Some liquid left is fine..over a gallon left is not fine lol. I've got my fingers crossed that this helps a lot more. :D About how much liquid should I expect to have left after?

My guess would be a less than a quarter gallon.
 
I got it to work!!! I just needrd to attach a hose to the barb adapter and presto! I had just about 3/4 of a quart leftover inside. Thanks everyone!!
 
Also, the outside has a small leak where the valve connects to the nipple connector at the washers. I'm currently unable to unscrew it, or I would try and add an o-ring..

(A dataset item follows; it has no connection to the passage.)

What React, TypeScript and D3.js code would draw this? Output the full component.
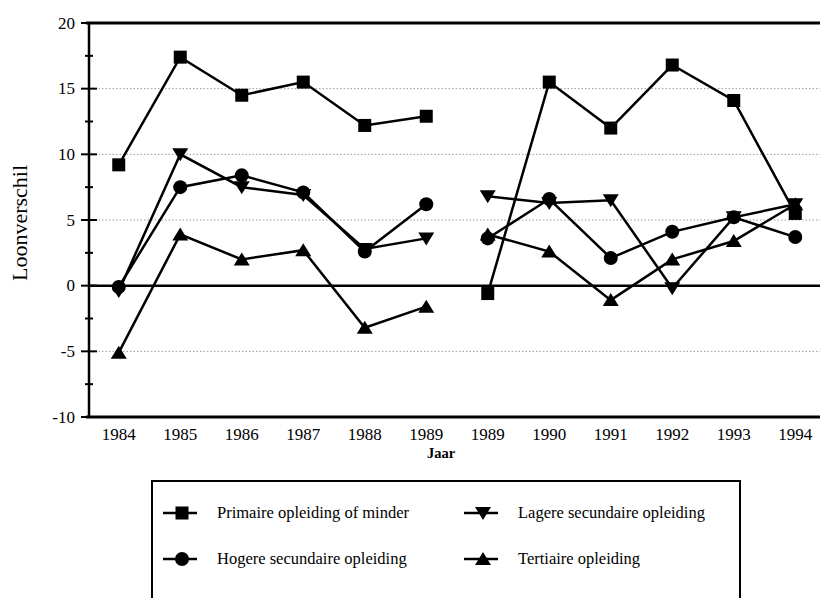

I had similar issues when I built mine. I used one of these between the cooler and the first washer. Worked perfectly and I haven't had to mess with it in 2 years.
 
Ooh that looks like it could work. But my leak is between where the valve screws into the nipple connector. Its ok where the washer meets the cooler.
 
I hope when your doing your testing.....you have a hose attached to your hose barb? If you do Not. You are not achieving a good syphon. I bet if you attach a hose to it and let the hose hang down below your valve, you'll find that it will suck almost all of the liquid out that you have left now. Your picture shows no hose.

Thanks
Did not know that!
 
Some liquid left is fine..over a gallon left is not fine lol. I've got my fingers crossed that this helps a lot more. :D About how much liquid should I expect to have left after?

Keep in mind also, that when you are mashing a real batch, the bottom of the mash tun is going to be packed with grains, displacing a lot of that water that you aren't picking up now. So if you have 1 gallon of dead space now, by the time you fill that space with grains, I would bet that you are really only losing 1/2 a gallon or less.
 
Keep in mind also, that when you are mashing a real batch, the bottom of the mash tun is going to be packed with grains, displacing a lot of that water that you aren't picking up now. So if you have 1 gallon of dead space now, by the time you fill that space with grains, I would bet that you are really only losing 1/2 a gallon or less.

When I ran my test it only left about 3/4 of a liter in the bottom. I can totally live with that. :ban:
 
I built mine with CPVC and glued the one fitting the rises above the manifold to connect to my coolers drain and the sides of the unit. Each of the cross links comes out for easy cleaning.
I used a drill press and a rig I made to hold pipes in place to drill holes. I can get all but half a pint out of the cooler and most of that is because there is a channel around the edges of the cooler. The manifold sits right on the bottom of the cooler with holes facing down. I did replace the black rubber gasket for the exterior connection, but this was when I was assembling the MT. It has been working like a charm.